The scale is substantial. By the end of 2024, local SOEs held RMB 278 trillion in assets, with administrative state assets adding another RMB 61.6 trillion. Unlocking even a fraction offers meaningful fiscal breathing room.

Yet asset activation comes with its own risks. Ownership ambiguities, valuation challenges, and the absence of unified national pricing frameworks—particularly for data or environmental assets—create space for misallocation and hidden leverage. As multiple policy advisers have warned, securitization does not eliminate debt; it merely redistributes it across time.

What the Endgame Looks Like

As 2027 and 2028 approach, policy optimization will increasingly focus on operational debt. Expect more differentiated solutions: “one debt, one policy,” selective tool innovation, and region-specific restructuring vehicles. What should not be expected is a blanket bailout or interest holiday.

Markets appear to share this view. LGFV bonds remain overwhelmingly short-dated, reflecting confidence in near-term stability but uncertainty about the post-2028 framework. The prevailing assumption is not zero defaults, but managed outcomes—restructuring, capital injections, and gradual normalization rather than abrupt failure.

Ultimately, the problem is not whether principal can be rolled over. It is whether cash flow can sustainably cover interest.

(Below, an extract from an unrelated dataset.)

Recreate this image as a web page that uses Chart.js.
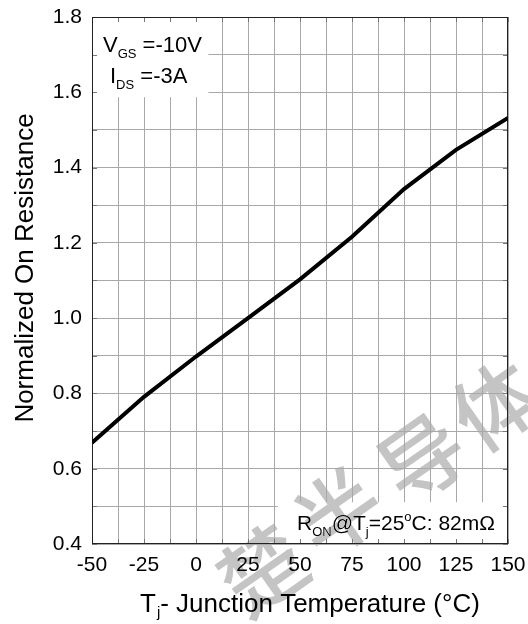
<!DOCTYPE html>
<html>
<head>
<meta charset="utf-8">
<script src="https://cdn.jsdelivr.net/npm/chart.js@4.4.1/dist/chart.umd.min.js"></script>
<style>
  html, body { margin: 0; padding: 0; background: #fff; }
  #wrap { width: 528px; height: 624px; }
</style>
</head>
<body>
<div id="wrap"><canvas id="c" width="528" height="624"></canvas></div>
<script>
// ---- data ----
const temperatures = [-50, -25, 0, 25, 50, 75, 100, 125, 150];
const normalizedRon = [0.669, 0.791, 0.898, 1.0, 1.103, 1.216, 1.343, 1.447, 1.532];
const xTickLabels = ['-50', '-25', '0', '25', '50', '75', '100', '125', '150'];
const yTickLabels = ['0.4', '0.6', '0.8', '1.0', '1.2', '1.4', '1.6', '1.8'];
const yAxisTitle = 'Normalized On Resistance';
const xAxisTitleParts = ['T', 'j', '- Junction Temperature (°C)'];
const condVgs = ['V', 'GS', ' =-10V'];
const condIds = ['I', 'DS', ' =-3A'];
const ronNote = ['R', 'ON', '@T', 'j', '=25', 'o', 'C: 82mΩ'];
const watermark = ['楚', '半', '导', '体'];

const FONT = '"Liberation Sans", Arial, sans-serif';

const overlay = {
  id: 'overlay',
  beforeDatasetsDraw(chart) {
    const ctx = chart.ctx;
    const a = chart.chartArea;
    const xs = chart.scales.x, ys = chart.scales.y;
    ctx.save();
    // white annotation boxes
    ctx.fillStyle = '#fff';
    ctx.fillRect(a.left, a.top, xs.getPixelForValue(6) - a.left, ys.getPixelForValue(1.587) - a.top);
    const bx = xs.getPixelForValue(39.3);
    const by = ys.getPixelForValue(0.511);
    ctx.fillRect(bx, by, a.right - bx, a.bottom - by);
    // inner tick marks
    ctx.strokeStyle = '#777';
    ctx.lineWidth = 1;
    ctx.beginPath();
    xs.ticks.forEach(t => {
      const x = Math.round(xs.getPixelForValue(t.value)) + 0.5;
      ctx.moveTo(x, a.top); ctx.lineTo(x, a.top + 5);
      ctx.moveTo(x, a.bottom); ctx.lineTo(x, a.bottom - 5);
    });
    ys.ticks.forEach(t => {
      const y = Math.round(ys.getPixelForValue(t.value)) + 0.5;
      ctx.moveTo(a.left, y); ctx.lineTo(a.left + 5, y);
      ctx.moveTo(a.right, y); ctx.lineTo(a.right - 5, y);
    });
    ctx.stroke();
    // frame
    ctx.strokeStyle = '#222';
    ctx.strokeRect(Math.round(a.left) + 0.5, Math.round(a.top) + 0.5, Math.round(a.right - a.left) - 1, Math.round(a.bottom - a.top) - 1);
    // condition texts
    ctx.fillStyle = '#000';
    ctx.textBaseline = 'alphabetic';
    ctx.textAlign = 'left';
    function subText(parts, x, y, big, small, modes) {
      parts.forEach((p, i) => {
        const m = modes[i];
        if (m === 'sub') {
          ctx.font = small + 'px ' + FONT;
          ctx.fillText(p, x, y + 6);
        } else if (m === 'sup') {
          ctx.font = small + 'px ' + FONT;
          ctx.fillText(p, x, y - 9);
        } else {
          ctx.font = big + 'px ' + FONT;
          ctx.fillText(p, x, y);
        }
        x += ctx.measureText(p).width;
      });
    }
    subText(condVgs, 103, 52, 22, 13, ['n', 'sub', 'n']);
    subText(condIds, 110, 83, 22, 13, ['n', 'sub', 'n']);
    subText(ronNote, 297, 530, 21, 13, ['n', 'sub', 'n', 'sub', 'n', 'sup', 'n']);
    // y axis title
    ctx.save();
    ctx.translate(33, 268);
    ctx.rotate(-Math.PI / 2);
    ctx.textAlign = 'center';
    ctx.font = '26px ' + FONT;
    ctx.fillText(yAxisTitle, 0, 0);
    ctx.restore();
    // x axis title
    let x = 140;
    ctx.font = '26px ' + FONT;
    ctx.fillText(xAxisTitleParts[0], x, 612);
    x += ctx.measureText(xAxisTitleParts[0]).width;
    ctx.font = '15px ' + FONT;
    ctx.fillText(xAxisTitleParts[1], x + 1, 617);
    x += ctx.measureText(xAxisTitleParts[1]).width + 1;
    ctx.font = '26px ' + FONT;
    ctx.fillText(xAxisTitleParts[2], x, 612);
    ctx.restore();
  },
  afterDraw(chart) {
    const ctx = chart.ctx;
    ctx.save();
    ctx.globalCompositeOperation = 'darken';
    ctx.fillStyle = '#c4c4c4';
    ctx.font = '500 84px "Noto Sans CJK SC", sans-serif';
    ctx.textAlign = 'center';
    ctx.textBaseline = 'middle';
    const centers = [[262, 570], [338, 512], [422, 458], [495, 405]];
    watermark.forEach((ch, i) => {
      ctx.save();
      ctx.translate(centers[i][0], centers[i][1]);
      ctx.rotate(-35 * Math.PI / 180);
      ctx.fillText(ch, 0, 0);
      ctx.restore();
    });
    ctx.restore();
  }
};

function zeroPad(s) { s.paddingLeft = 0; s.paddingRight = 0; s.paddingTop = 0; s.paddingBottom = 0; }

new Chart(document.getElementById('c'), {
  type: 'line',
  data: {
    labels: temperatures,
    datasets: [{
      data: temperatures.map((t, i) => ({ x: t, y: normalizedRon[i] })),
      borderColor: '#000',
      borderWidth: 4,
      pointRadius: 0,
      tension: 0,
      fill: false
    }]
  },
  options: {
    responsive: false,
    animation: false,
    devicePixelRatio: 1,
    layout: { padding: { top: 17, right: 20, left: 0, bottom: 0 } },
    plugins: { legend: { display: false }, tooltip: { enabled: false } },
    scales: {
      x: {
        type: 'linear',
        min: -50, max: 150,
        afterFit(s) { s.height = 80; zeroPad(s); },
        ticks: {
          stepSize: 12.5,
          autoSkip: false,
          maxRotation: 0,
          padding: 9,
          color: '#000',
          font: { family: FONT, size: 21 },
          callback(v) {
            const i = xTickLabels.indexOf(String(v));
            return i >= 0 ? xTickLabels[i] : '';
          }
        },
        grid: { color: '#a8a8a8', lineWidth: 1, drawTicks: false },
        border: { display: false }
      },
      y: {
        type: 'linear',
        min: 0.4, max: 1.8,
        afterFit(s) { s.width = 92; zeroPad(s); },
        ticks: {
          stepSize: 0.1,
          autoSkip: false,
          padding: 10,
          color: '#000',
          font: { family: FONT, size: 21 },
          callback(v) {
            const s = (Math.round(v * 10) / 10).toFixed(1);
            return yTickLabels.includes(s) ? s : '';
          }
        },
        grid: { color: '#a8a8a8', lineWidth: 1, drawTicks: false },
        border: { display: false }
      }
    }
  },
  plugins: [overlay]
});
</script>
</body>
</html>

That question cannot be answered through swaps alone. It requires deeper reform: clarifying the boundary between government and enterprise, rationalizing central-local fiscal relations, and allowing public service pricing to better reflect economic costs without triggering social backlash.

China’s LGFV debt campaign has successfully neutralized immediate liquidity risks. The harder task now is to ensure that what survives is financially viable, not merely administratively intact. Whether this transition succeeds will shape China’s sub-sovereign credit landscape well beyond the current policy cycle.